In this month’s ‘Science Notes’, we dive into the world of palaeoparasitology, and examine what the study of faecal matter can tell us about human health and behaviour in the past. While we may not like to acknowledge it, humans play host to a large number of parasites. Which parasites affect us and how they influence our health, however, can vary wildly based on our diet, living conditions, and other environmental factors.

The amazingly preserved structures at Must Farm
The amazingly preserved structures at Must Farm [Image: D. Webb, Cambridge Archaeological Unit]

Palaeoparasitology is not a new discipline, but it has grown considerably in recent years, particularly as more and more institutes and centres focusing on the archaeological sciences have been created. As such, we are starting to build up an idea of the evolution and spread of parasites across Europe, particularly during the Neolithic and medieval periods. Data from other periods are still sorely lacking, but a new study has examined the presence of parasites from the Bronze Age site of Must Farm, adding vital information on the evolution of human–parasite interactions throughout prehistory.

Must Farm is an amazingly preserved roundhouse settlement in the Cambridgeshire fens, excavated by Cambridge Archaeological Unit, that appears to have been destroyed by fire almost as quickly as it was built (see CA 312 and 319). Its complete destruction and subsequent burial under marshy conditions helped preserve it almost perfectly, and, during the excavation of the site between 2015 and 2016, some amazing examples of day-to-day life on the fen were recovered, including 15 examples of coprolites (or faeces) from both humans and canines.

All of these samples have now been analysed at the Ancient Parasites Laboratory at the University of Cambridge, along with sediment samples from ten different locations around the settlement in order to see what parasites may have been naturally present in the environment. By making each sample into a liquid suspension and then passing it through increasingly smaller sieves, the Cambridge team was able to isolate a wide range of eggs from parasitic worms, or helminths. These were then examined under a microscope in order to identify which species they came from.

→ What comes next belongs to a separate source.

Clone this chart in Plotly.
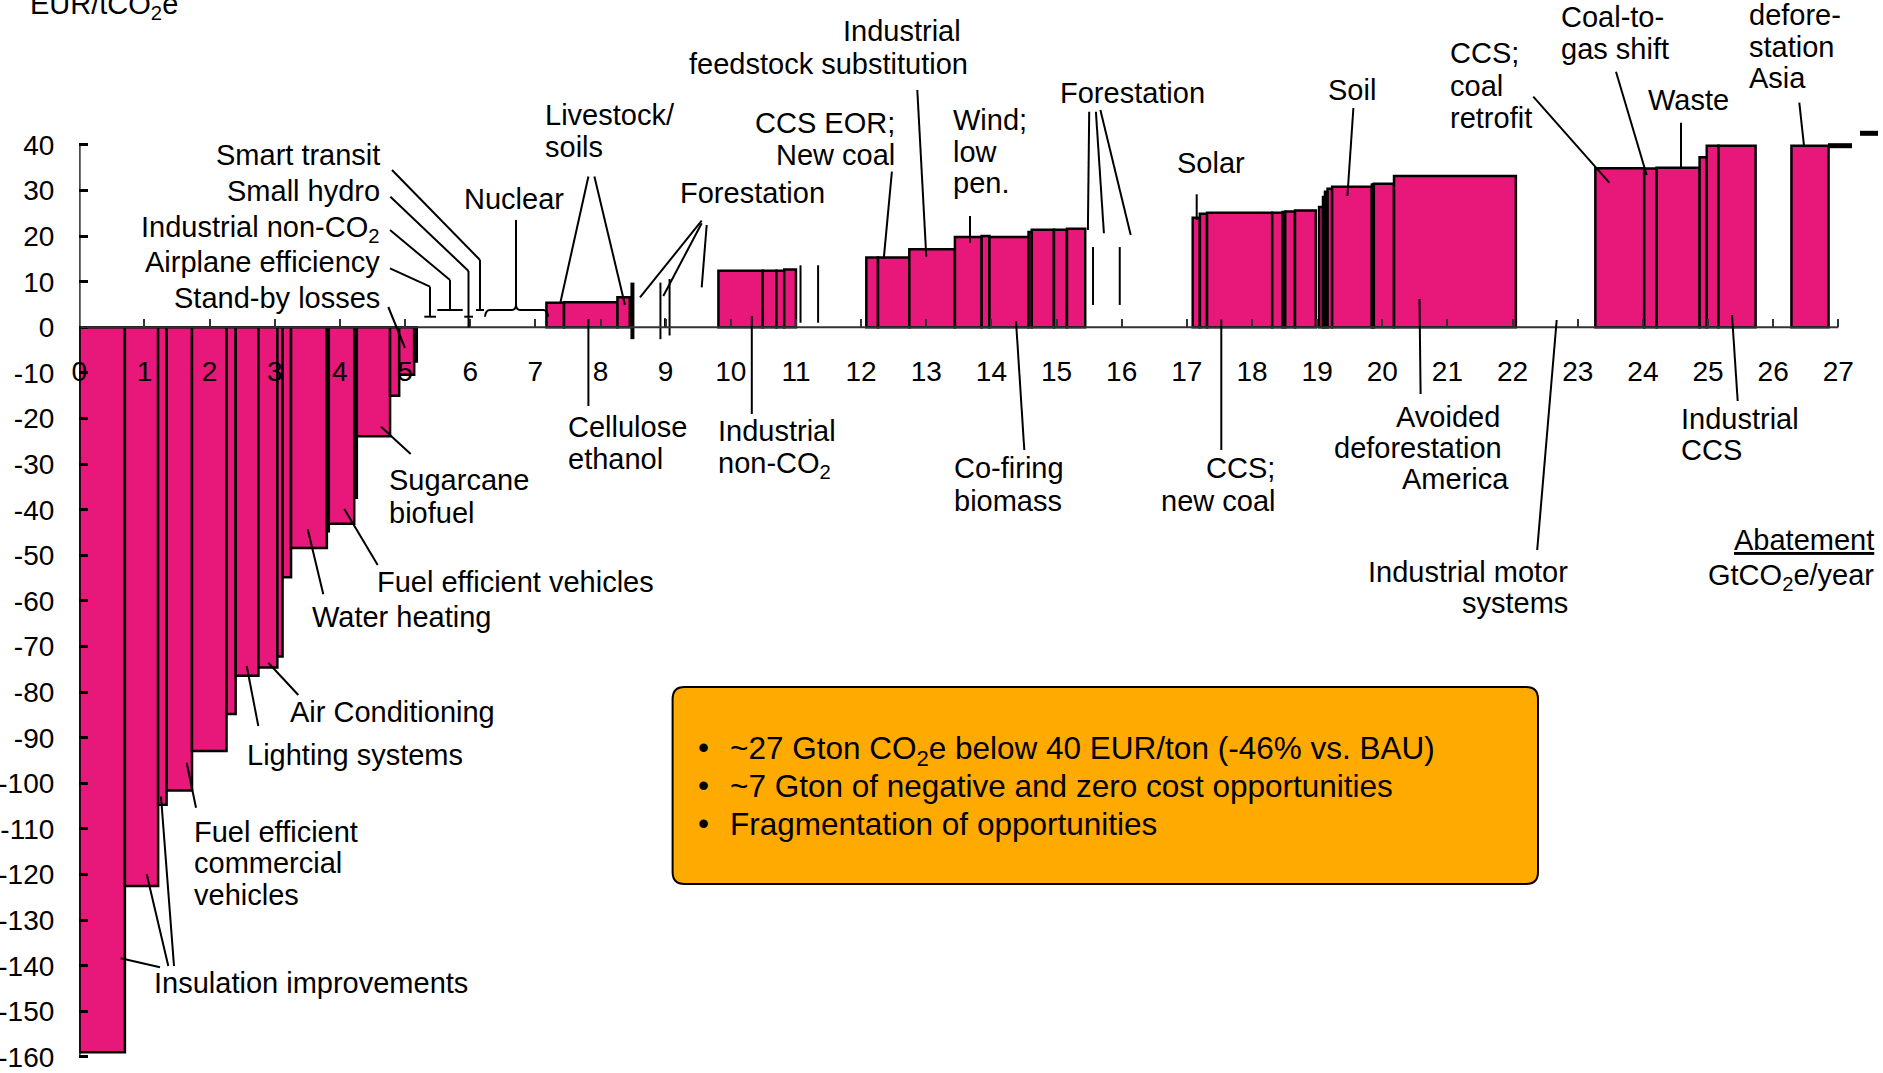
import plotly.graph_objects as go

# ---------------- data ----------------
# abatement segments: left edge (GtCO2e/yr), width (GtCO2e/yr), cost (EUR/tCO2e)
seg_left = [0.00, 0.70, 1.21, 1.34, 1.73, 2.26, 2.40, 2.75, 3.04, 3.12, 3.25, 3.80, 3.83, 4.22, 4.26, 4.77, 4.91, 5.14,
            7.17, 7.44, 8.26,
            9.81, 10.49, 10.70, 10.82,
            12.08, 12.26, 12.74, 13.44, 13.85, 13.97, 14.57, 14.62, 14.96, 15.16,
            17.09, 17.20, 17.31, 18.31, 18.47, 18.51, 18.66,
            19.03, 19.09, 19.12, 19.16, 19.23, 19.84, 19.87, 20.18,
            23.27, 24.02, 24.21, 24.87, 24.98, 25.16,
            26.28]
seg_width = [0.70, 0.51, 0.13, 0.39, 0.53, 0.14, 0.35, 0.29, 0.08, 0.13, 0.55, 0.03, 0.39, 0.04, 0.51, 0.14, 0.23, 0.04,
             0.27, 0.82, 0.19,
             0.68, 0.21, 0.12, 0.18,
             0.18, 0.48, 0.70, 0.41, 0.12, 0.60, 0.05, 0.34, 0.20, 0.28,
             0.11, 0.11, 1.00, 0.16, 0.04, 0.15, 0.32,
             0.06, 0.03, 0.04, 0.07, 0.61, 0.03, 0.31, 1.87,
             0.75, 0.19, 0.66, 0.11, 0.18, 0.57,
             0.57]
seg_cost = [-159.0, -122.5, -104.7, -101.6, -92.9, -84.8, -76.4, -74.6, -72.2, -54.8, -48.4, -44.7, -43.1, -37.4, -23.9, -15.0, -10.4, -7.5,
            5.4, 5.5, 6.6,
            12.4, 12.4, 12.4, 12.7,
            15.3, 15.3, 17.1, 19.8, 20.0, 19.8, 20.9, 21.4, 21.4, 21.6,
            24.0, 24.9, 25.1, 25.1, 25.3, 25.4, 25.6,
            26.4, 28.6, 29.7, 30.4, 30.8, 31.3, 31.5, 33.2,
            34.9, 34.8, 35.0, 37.3, 39.8, 39.8,
            39.8]

# very thin levers drawn as vertical slivers
sliver_x = [8.49, 8.92, 8.99, 9.06, 11.07, 11.34, 15.56, 15.97]
sliver_top = [9.8, 9.8, 2.0, 10.6, 13.6, 13.6, 17.6, 17.6]
sliver_bottom = [-2.6, -2.6, 0.0, -1.8, 1.0, 1.0, 4.9, 4.9]
sliver_width = [4, 2, 2, 2, 2, 2, 2, 2]

x_ticks = list(range(0, 28))
y_ticks = list(range(-160, 41, 10))

# ---------------- layout geometry ----------------
W, H = 1883, 1073
X0_PX = 79.3          # pixel of x = 0
PX_PER_X = 65.15
Y0_PX = 327.3         # pixel of y = 0
PX_PER_Y = 4.56

PINK = "#E8177A"
FONT = "Liberation Sans, Arial, sans-serif"
FS = 29
FS_BOX = 31.5


def px(x):
    return x / W


def py(y):
    return 1 - y / H


fig = go.Figure()

centers = [l + w / 2 for l, w in zip(seg_left, seg_width)]
fig.add_trace(go.Bar(
    x=centers, y=seg_cost, width=seg_width, base=0,
    marker=dict(color=PINK, line=dict(color="black", width=2.5)),
    hoverinfo="skip", showlegend=False,
))

for sx, st, sb, sw in zip(sliver_x, sliver_top, sliver_bottom, sliver_width):
    fig.add_trace(go.Scatter(x=[sx, sx], y=[sb, st], mode="lines",
                             line=dict(color="black", width=sw),
                             hoverinfo="skip", showlegend=False))

shapes = []
# axis lines
shapes.append(dict(type="line", xref="x", yref="y", x0=0, x1=27, y0=0, y1=0,
                   line=dict(color="#333333", width=2)))
shapes.append(dict(type="line", xref="x", yref="y", x0=0, x1=0, y0=-160, y1=40,
                   line=dict(color="black", width=2.5)))


def poly(points, width=2):
    for (xa, ya), (xb, yb) in zip(points[:-1], points[1:]):
        shapes.append(dict(type="line", xref="paper", yref="paper",
                           x0=px(xa), y0=py(ya), x1=px(xb), y1=py(yb),
                           line=dict(color="black", width=width)))


leaders = [
    [(392, 170), (480, 260), (480, 310)], [(476, 310), (484, 310)],
    [(390.4, 196.7), (468.5, 271), (468.5, 327.3)], [(464.3, 316.7), (473, 316.7)],
    [(390, 230), (450, 280), (450, 310)], [(437.3, 310), (462.7, 310)],
    [(390, 268.3), (430, 286.7), (430, 316.7)], [(424.3, 316.7), (436, 316.7)],
    [(388.3, 307), (405, 348)],
    [(516, 220), (516, 305)],
    [(588.4, 176.5), (560.5, 302)], [(594.4, 176.5), (625, 305)],
    [(701.7, 220.7), (640, 297.3)], [(701.7, 223.3), (663.3, 296)], [(706.7, 225), (701.7, 287.3)],
    [(917.3, 90), (926.3, 256.7)],
    [(891.9, 171.7), (883.8, 258.3)],
    [(970, 216), (970, 242.7)],
    [(1089.2, 111.7), (1087.9, 230)], [(1095.9, 111.7), (1103.9, 233.3)], [(1100.4, 110), (1130.7, 235)],
    [(1196.7, 194.3), (1196.7, 220)],
    [(1353.4, 108), (1347.4, 196)],
    [(1533.3, 96.7), (1609.3, 182.7)],
    [(1616, 71.7), (1646.7, 175)],
    [(1681, 122.7), (1681, 168.3)],
    [(1799.3, 102.7), (1804, 145.7)],
    [(588.4, 319), (588.4, 406)],
    [(751.8, 316), (751.8, 414)],
    [(1016, 321), (1024.3, 450)],
    [(1221.3, 319.5), (1221.3, 450)],
    [(1419.5, 299), (1420.6, 394)],
    [(1556.7, 320), (1537.2, 550)],
    [(1732, 315), (1737.7, 401)],
    [(381, 426.7), (410.7, 454)],
    [(344.3, 509), (377.7, 565)],
    [(307.7, 529.3), (323.3, 594.3)],
    [(268.3, 662.7), (298.3, 695)],
    [(246.7, 666), (258.3, 726)],
    [(186.7, 762.7), (196, 807.7)],
    [(120.7, 958.3), (160, 967.3)], [(146.7, 874.3), (168.3, 966)], [(161, 796.7), (174, 966)],
]
for pts in leaders:
    poly(pts)

# nuclear brace
path = "M{},{} Q{},{} {},{} L{},{} Q{},{} {},{} Q{},{} {},{} L{},{} Q{},{} {},{}".format(
    px(485), py(316.7), px(485.5), py(310), px(490), py(310),
    px(512), py(310), px(515.5), py(310), px(516), py(305),
    px(516.5), py(310), px(520), py(310), px(543), py(310),
    px(547.5), py(310), px(548.3), py(316.7))
shapes.append(dict(type="path", xref="paper", yref="paper", path=path,
                   line=dict(color="black", width=2)))

# dashes at the right
shapes.append(dict(type="line", xref="paper", yref="paper", x0=px(1828), x1=px(1852), y0=py(145.7), y1=py(145.7),
                   line=dict(color="black", width=5)))
shapes.append(dict(type="line", xref="paper", yref="paper", x0=px(1860), x1=px(1878), y0=py(133.3), y1=py(133.3),
                   line=dict(color="black", width=5)))

# orange text box with rounded corners
bx0, bx1, by0, by1, r = 672.6, 1538, 687, 884, 12
box = ("M{},{} L{},{} Q{},{} {},{} L{},{} Q{},{} {},{} L{},{} Q{},{} {},{} L{},{} Q{},{} {},{} Z").format(
    px(bx0 + r), py(by0), px(bx1 - r), py(by0), px(bx1), py(by0), px(bx1), py(by0 + r),
    px(bx1), py(by1 - r), px(bx1), py(by1), px(bx1 - r), py(by1),
    px(bx0 + r), py(by1), px(bx0), py(by1), px(bx0), py(by1 - r),
    px(bx0), py(by0 + r), px(bx0), py(by0), px(bx0 + r), py(by0))
shapes.append(dict(type="path", xref="paper", yref="paper", path=box,
                   fillcolor="#FFAA00", line=dict(color="black", width=2), layer="above"))

annotations = []


def label(text, x, y, anchor="left", size=FS):
    annotations.append(dict(text=text, xref="paper", yref="paper", x=px(x), y=py(y),
                            xanchor=anchor, yanchor="middle", showarrow=False,
                            font=dict(family=FONT, size=size, color="black")))


def block(lines, x, y0, anchor="left", spacing=31.6):
    if not isinstance(x, (list, tuple)):
        x = [x] * len(lines)
    for i, (t, xx) in enumerate(zip(lines, x)):
        label(t, xx, y0 + i * spacing, anchor)


label("EUR/tCO<sub>2</sub>e", 28, 6)
for t, yy in [("Smart transit", 155), ("Small hydro", 191.5), ("Industrial non-CO<sub>2</sub>", 228.5),
              ("Airplane efficiency", 261.7), ("Stand-by losses", 297.7)]:
    label(t, 381.5, yy, "right")
label("Nuclear", 514, 199.5, "center")
block(["Livestock/", "soils"], 543, 115)
label("Forestation", 752.5, 193.3, "center")
block(["Industrial", "feedstock substitution"], [963, 970], 31.2, "right", 32.4)
block(["CCS EOR;", "New coal"], 897, 123, "right")
block(["Wind;", "low", "pen."], 951, 120)
label("Forestation", 1132.7, 93, "center")
label("Solar", 1210.8, 162.5, "center")
label("Soil", 1352, 90, "center")
block(["CCS;", "coal", "retrofit"], 1448.3, 53.5, spacing=32.2)
block(["Coal-to-", "gas shift"], 1559.3, 16.5, spacing=32)
label("Waste", 1645.7, 100)
block(["defore-", "station", "Asia"], 1746.7, 14.8, spacing=31.7)

block(["Cellulose", "ethanol"], 565.6, 427.5, spacing=31.2)
block(["Industrial", "non-CO<sub>2</sub>"], 715.7, 431, spacing=33.5)
block(["Co-firing", "biomass"], 952.3, 468.4, spacing=32.4)
block(["CCS;", "new coal"], 1276.6, 468.4, "right", 32.4)
block(["Avoided", "deforestation", "America"], [1502.3, 1503.5, 1510.7], 416.7, "right", 31.3)
block(["Industrial motor", "systems"], 1569.6, 571.6, "right", 31.3)
block(["Industrial", "CCS"], 1678.9, 419, spacing=31.3)
block(["Sugarcane", "biofuel"], 386.7, 480.4, spacing=32.4)
label("Fuel efficient vehicles", 374.7, 582.4)
label("Water heating", 309.8, 617.3)
label("Air Conditioning", 288.2, 712)
label("Lighting systems", 245, 755.4)
block(["Fuel efficient", "commercial", "vehicles"], 191.7, 831.7, spacing=31.6)
label("Insulation improvements", 152.3, 983.3)
label("<u>Abatement</u>", 1876, 540.4, "right")
label("GtCO<sub>2</sub>e/year", 1876, 577, "right")

# text box content
box_lines = ["~27 Gton CO<sub>2</sub>e below 40 EUR/ton (-46% vs. BAU)",
             "~7 Gton of negative and zero cost opportunities",
             "Fragmentation of opportunities"]
for i, t in enumerate(box_lines):
    yy = [748, 785.5, 824][i]
    label("•", 703, yy - 1, "center", FS_BOX)
    label(t, 728, yy + (2 if i == 0 else 0), "left", FS_BOX)

fig.update_layout(
    width=W, height=H,
    margin=dict(l=0, r=0, t=0, b=0, autoexpand=False),
    paper_bgcolor="white", plot_bgcolor="white",
    barmode="overlay",
    showlegend=False,
    shapes=shapes,
    annotations=annotations,
    font=dict(family=FONT, size=FS, color="black"),
    xaxis=dict(
        domain=[X0_PX / W, 1],
        range=[0, (W - X0_PX) / PX_PER_X],
        anchor="free", position=(H - Y0_PX) / H,
        tickvals=x_ticks, ticktext=[str(v) for v in x_ticks],
        ticks="inside", ticklen=8, tickwidth=2, tickcolor="#333333",
        showline=False, showgrid=False, zeroline=False,
        tickfont=dict(family=FONT, size=28, color="black"),
        ticklabelstandoff=25,
        automargin=False,
        fixedrange=True,
    ),
    yaxis=dict(
        domain=[0, 1],
        range=[-(H - Y0_PX) / PX_PER_Y, Y0_PX / PX_PER_Y],
        tickvals=y_ticks, ticktext=[str(v) for v in y_ticks],
        ticks="inside", ticklen=9, tickwidth=2.5, tickcolor="black",
        showline=False, showgrid=False, zeroline=False,
        tickfont=dict(family=FONT, size=28, color="black"),
        ticklabelstandoff=24,
        automargin=False,
        fixedrange=True,
    ),
)

fig.write_html("out.html", config={"displayModeBar": False},
               post_script="document.body.style.margin='0';document.body.style.overflow='hidden';")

Four different taxa of eggs were observed in the sediment samples: fish tapeworm (Diphyllobothrium sp.), whipworm (Trichuris sp.), Capillaria sp., and giant kidney worm (Dioctophyme renale). These same helminth species were also present in the coprolites, in even higher concentrations, but the coprolites contained another type of helminth egg that was not present in the sediment samples: Echinostoma sp., a genus of trematode that can infect the gastrointestinal tract of humans and other animals, causing a disease known as echinostomiasis.

Fish tapeworm, giant kidney worm, and echinostoma eggs from Must Farm
Fish tapeworm, giant kidney worm, and echinostoma eggs from Must Farm [Image: M. Ledger, Department of Archaeology, Cambridge University]

Fish tapeworm, giant kidney worm, and echinostoma infections are commonly caused by consuming raw or undercooked fish. The presence of all three of these parasites would suggest a general level of contamination in the settlement area, and it is easy to see how this might have happened, as the settlement was built over a very slowmoving channel. With the inhabitants disposing of their waste in the very water from which they got their food, and without enough water flow to clear the waste from the immediate area, a feedback loop of contamination was created.

The whipworm eggs, however, may have had a slightly different origin. The size and shape of these eggs suggest that they are likely to all be examples of pig whipworm (T. suis), and not human whipworm (T. trichiura). This would indicate a case of ‘false parasitism’, as the humans and dogs from which the coprolites came were not the immediate hosts. Instead, their faeces probably acquired whipworm eggs when the eggs passed through their digestive tracts having been consumed with the intestines of infected domesticated pigs or wild boars. Indeed, the butchered bones of both pigs and boars were present around the site. A similar cause may also be hypothesised for the Capillaria eggs. While the exact subspecies of this helminth could not be identified, C. aerophilia appears to flourish in aquatic environments.

In comparing the parasitic make-up of Must Farm with that of the only other Bronze Age site in Britain to have been thoroughly investigated for the presence of parasites, we can clearly see how behaviour and environmental conditions affect parasite presence. At Brean Down, a coastal farming site in southern England, roundworm – a soil-transmitted helminth – was a commonly identified parasite; indeed, roundworm has been found to be common in many British and European sites stretching from the Neolithic through to the medieval period. The fact that it was not found at Must Farm is notable, and suggests that while the environment and diet of its inhabitants made them more vulnerable to aquatic parasites, at the same time it protected them from infections that require dry land to complete their life cycle.